We have to be careful here to avoid anthropomorphising. We must not get into picture book scenarios of fish with scarves and satchels or mice with pretty hats and flouncy dresses. They do not think or act like us and we need to be sure that the argument does not depend to the least degree on such notions. However, there has to be a thought process of sorts. It is not sophisticated but we can perhaps determine at what level it might operate no matter how crude that might be. To begin with, we know that all living creatures can perceive the difference between life and death. Otherwise they would not be able to choose between the two, would not tend to avoid death in order to remain alive. We know they do that because they are still here.

 

Perhaps their survival is related to a perception of safety rather than safety itself. If wildebeest spread themselves evenly throughout the African plains would more or fewer get eaten? Would they feel too exposed on their own and, if so, what is it about the herd that makes them feel safer. There is a valid argument to suggest that, given the herding instinct, a few who were clever enough to wander off on their own would become distinctly safer because predators would be concentrating on the herd and would not think of looking elsewhere. As far as I know this evolutionary tendency has not arisen.

 

Experts might say this tendency has not arisen because it doesn’t work. If it was a better strategy for survival it would have occurred. But again I think this misses the point. Wildebeest herd primarily to eat and mate. That’s why they crowd together in the places they do. Being eaten is a hazard but not one that takes precedence over finding food and creating offspring.

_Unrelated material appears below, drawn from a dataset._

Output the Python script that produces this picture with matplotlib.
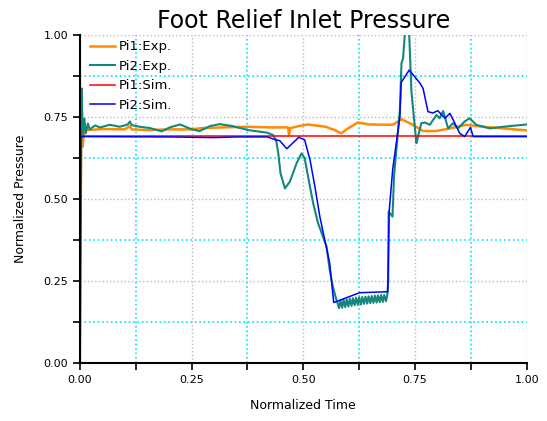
import matplotlib
matplotlib.use("Agg")
import matplotlib.pyplot as plt
from matplotlib.ticker import MultipleLocator, FormatStrFormatter

# Pi1 experimental (orange)
pi1_exp_t = [0.0, 0.003, 0.006, 0.009, 0.013, 0.02, 0.05, 0.1, 0.112, 0.116, 0.15, 0.2,
             0.246, 0.275, 0.32, 0.375, 0.43, 0.466, 0.468, 0.471, 0.49, 0.51, 0.55,
             0.57, 0.585, 0.6, 0.622, 0.647, 0.7, 0.72, 0.745, 0.768, 0.797, 0.828,
             0.865, 0.902, 1.0]
pi1_exp_p = [0.0, 0.72, 0.66, 0.70, 0.715, 0.71, 0.713, 0.712, 0.722, 0.712, 0.71, 0.712,
             0.712, 0.716, 0.718, 0.72, 0.718, 0.718, 0.695, 0.716, 0.722, 0.727, 0.72,
             0.71, 0.70, 0.715, 0.733, 0.727, 0.726, 0.743, 0.726, 0.707, 0.707, 0.715,
             0.726, 0.72, 0.709]

# Pi2 experimental (teal)
pi2_exp_t = [0.0, 0.0038, 0.0067, 0.010, 0.0134, 0.018, 0.022, 0.034, 0.045, 0.067, 0.089,
             0.107, 0.112, 0.116, 0.134, 0.157, 0.183, 0.201, 0.224, 0.251, 0.268, 0.291,
             0.313, 0.342, 0.376, 0.403, 0.419, 0.432, 0.439, 0.444, 0.449, 0.459, 0.470,
             0.485, 0.496, 0.503, 0.515, 0.522, 0.533, 0.544, 0.552, 0.559, 0.566, 0.572,
             0.580,
             0.583, 0.587, 0.590, 0.594, 0.597, 0.601, 0.604, 0.608, 0.611, 0.615, 0.618,
             0.622, 0.625, 0.629, 0.632, 0.636, 0.639, 0.643, 0.646, 0.650, 0.653, 0.657,
             0.660, 0.664, 0.667, 0.671, 0.674, 0.678, 0.681, 0.685, 0.688,
             0.690, 0.691, 0.6996, 0.703, 0.716, 0.7197, 0.7233, 0.727, 0.7315, 0.737,
             0.742, 0.749, 0.753, 0.756, 0.764, 0.772, 0.783, 0.798, 0.805, 0.813, 0.824,
             0.835, 0.846, 0.861, 0.872, 0.887, 0.917, 0.947, 1.0]
pi2_exp_p = [0.0, 0.837, 0.69, 0.745, 0.70, 0.73, 0.712, 0.724, 0.718, 0.726, 0.72,
             0.727, 0.736, 0.725, 0.72, 0.716, 0.706, 0.718, 0.727, 0.712, 0.707, 0.722,
             0.728, 0.722, 0.71, 0.705, 0.702, 0.695, 0.68, 0.639, 0.578, 0.532, 0.553,
             0.609, 0.639, 0.624, 0.537, 0.487, 0.426, 0.385, 0.355, 0.284, 0.233, 0.202,
             0.167,
             0.19, 0.168, 0.192, 0.17, 0.194, 0.172, 0.196, 0.174, 0.197, 0.176, 0.199,
             0.177, 0.2, 0.178, 0.201, 0.18, 0.202, 0.181, 0.203, 0.182, 0.204, 0.183,
             0.205, 0.184, 0.206, 0.185, 0.207, 0.186, 0.207, 0.188, 0.208,
             0.25, 0.461, 0.446, 0.568, 0.771, 0.914, 0.929, 1.0, 1.08, 1.0,
             0.827, 0.726, 0.67, 0.686, 0.731, 0.733, 0.726, 0.756, 0.746, 0.768, 0.715,
             0.731, 0.715, 0.736, 0.746, 0.726, 0.715, 0.72, 0.727]

# Pi1 simulation (red)
pi1_sim_t = [0.0, 0.25, 0.5, 0.75, 1.0]
pi1_sim_p = [0.692, 0.692, 0.692, 0.692, 0.692]

# Pi2 simulation (blue)
pi2_sim_t = [0.0, 0.002, 0.2, 0.3, 0.35, 0.42, 0.438, 0.447, 0.463, 0.49, 0.503, 0.515,
             0.526, 0.537, 0.548, 0.559, 0.568, 0.626, 0.689, 0.692, 0.700, 0.716, 0.719,
             0.737, 0.761, 0.768, 0.779, 0.790, 0.801, 0.817, 0.828, 0.839, 0.850, 0.861,
             0.874, 0.88, 1.0]
pi2_sim_p = [0.0, 0.69, 0.689, 0.687, 0.689, 0.689, 0.68, 0.678, 0.653, 0.688, 0.68, 0.619,
             0.537, 0.446, 0.375, 0.304, 0.184, 0.214, 0.217, 0.46, 0.59, 0.75, 0.855,
             0.893, 0.853, 0.837, 0.766, 0.762, 0.769, 0.746, 0.761, 0.731, 0.70, 0.69,
             0.718, 0.69, 0.69]

fig = plt.figure(figsize=(5.47, 4.21), dpi=100)
ax = fig.add_axes([0.146, 0.138, 0.817, 0.779])

ax.plot(pi1_exp_t, pi1_exp_p, color="#ff8c00", lw=1.8, label="Pi1:Exp.")
ax.plot(pi2_exp_t, pi2_exp_p, color="#13877d", lw=1.5, label="Pi2:Exp.")
ax.plot(pi1_sim_t, pi1_sim_p, color="#ff0000", lw=1.1, label="Pi1:Sim.")
ax.plot(pi2_sim_t, pi2_sim_p, color="#0000ff", lw=1.1, label="Pi2:Sim.")

ax.set_xlim(0, 1)
ax.set_ylim(0, 1)
ax.xaxis.set_major_locator(MultipleLocator(0.25))
ax.yaxis.set_major_locator(MultipleLocator(0.25))
ax.xaxis.set_minor_locator(MultipleLocator(0.125))
ax.yaxis.set_minor_locator(MultipleLocator(0.125))
ax.xaxis.set_major_formatter(FormatStrFormatter("%.2f"))
ax.yaxis.set_major_formatter(FormatStrFormatter("%.2f"))
ax.grid(which="major", color="#bbbbbb", linestyle=":", lw=1)
ax.grid(which="minor", color="#00e5ff", linestyle=":", lw=1.2)
ax.set_axisbelow(True)

for s in ["top", "right"]:
    ax.spines[s].set_visible(False)
for s in ["left", "bottom"]:
    ax.spines[s].set_linewidth(1.5)
ax.tick_params(which="both", direction="out", length=5, width=1.2, labelsize=8)

ax.set_title("Foot Relief Inlet Pressure", fontsize=17, pad=5)
ax.set_xlabel("Normalized Time", fontsize=9, labelpad=10)
ax.set_ylabel("Normalized Pressure", fontsize=9, labelpad=12)

ax.legend(loc="upper left", frameon=False, fontsize=9.5, handlelength=1.9,
          handletextpad=0.3, labelspacing=0.5, borderaxespad=0.0,
          bbox_to_anchor=(0.011, 1.0))

fig.savefig("out.png", dpi=100)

A few with the clever notion of wandering away from the crowd to avoid a cruel death may be disadvantaged by poorer food and the lack of others with the same intelligent thought. So we are back to the notion that they herd because it feels safer. And perhaps the greatest paradox of all is that they feel safer because they see death. The bigger the herd the more likely predators will attack and the more likely some members of the herd will be killed. And what greater confirmation is there of your own survival than to see that others have died? If your mate a few yards away is brought down by a lion how clever do you feel that it wasn’t you? This idea brings together the notion of a calculated chance of survival (one in a thousand is better than one in ten) with Hamilton’s notion of the selfish herd. It is possible that creatures in herds, flocks and shoals perceive safety and risk partly or even largely through that kind of thought process and, like all perceptions relating to risk whether human or animal, it is irrelevant whether or not that perception is accurate. Behaviour seems always to be governed through perception, not precise calculations.

 

What about predators themselves? They group in order to develop a killing team but what is there response when they themselves are under attack. Is there safety in numbers? Quite the reverse. Big cats avoid attack precisely by concealing themselves as individuals. Groups are the equivalent of flags in the ground. Far better to be hidden entirely on one’s own. And if sardines did this just imagine how many there might be? Maybe that’s why they don’t. They would simply have been too successful.